Citibank's Big Brother and Big Sister program is due to begin next month. A total of 180 Citibank employees have signed up for the program, which is part of the Community Care program the bank launched last February.
Citibank will donate Rp 350,000 (US$50) per year for each child in the Big Brother and Big Sister program. The Citibank volunteers will assist the children in managing the money as well as helping the youngsters with their studies.
Citibank, in conjunction with three non-governmental organizations which work with street children, launched its Community Care program last February in three slums areas in Jakarta.
A total of 700 of the bank's 1,100 employees volunteered to teach more than 100 children in the slums. Each of the employees will spend an average of 12 hours a year teaching the children. The employees also prepare the teaching material and create a curriculum for their students.
"I have a special experience, a kind of joy, in teaching these street children," Raimy, Citibank's head of micromarketing and the coordinator of the school which has been set up in Ancol for the street children, said. "I always feel compelled to come back".

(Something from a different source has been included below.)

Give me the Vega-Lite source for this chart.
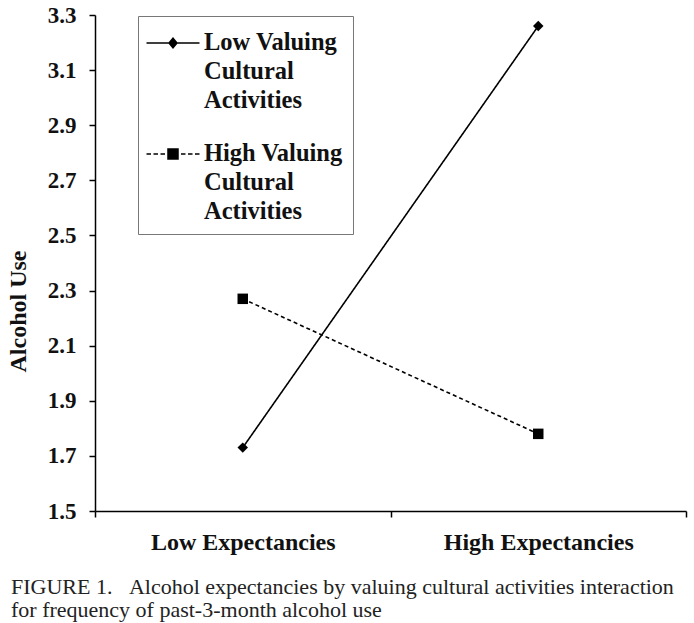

The Ancol school is a five by seven-meter semipermanent building set amid piles of garbage gathered by scavengers.
This Rp 1 billion a year community program is run from a room in the bank's headquarters on Jl. Sudirman. The room has been transformed into an office very similar to a school principal's, with curricula and teachers' schedules spread about.
Citibank corporate affairs head Ditta Amahorseya said while this program could not reach all of the capital's street children, it could at least improve the lives of some of them. She said the program would continue for at least five years.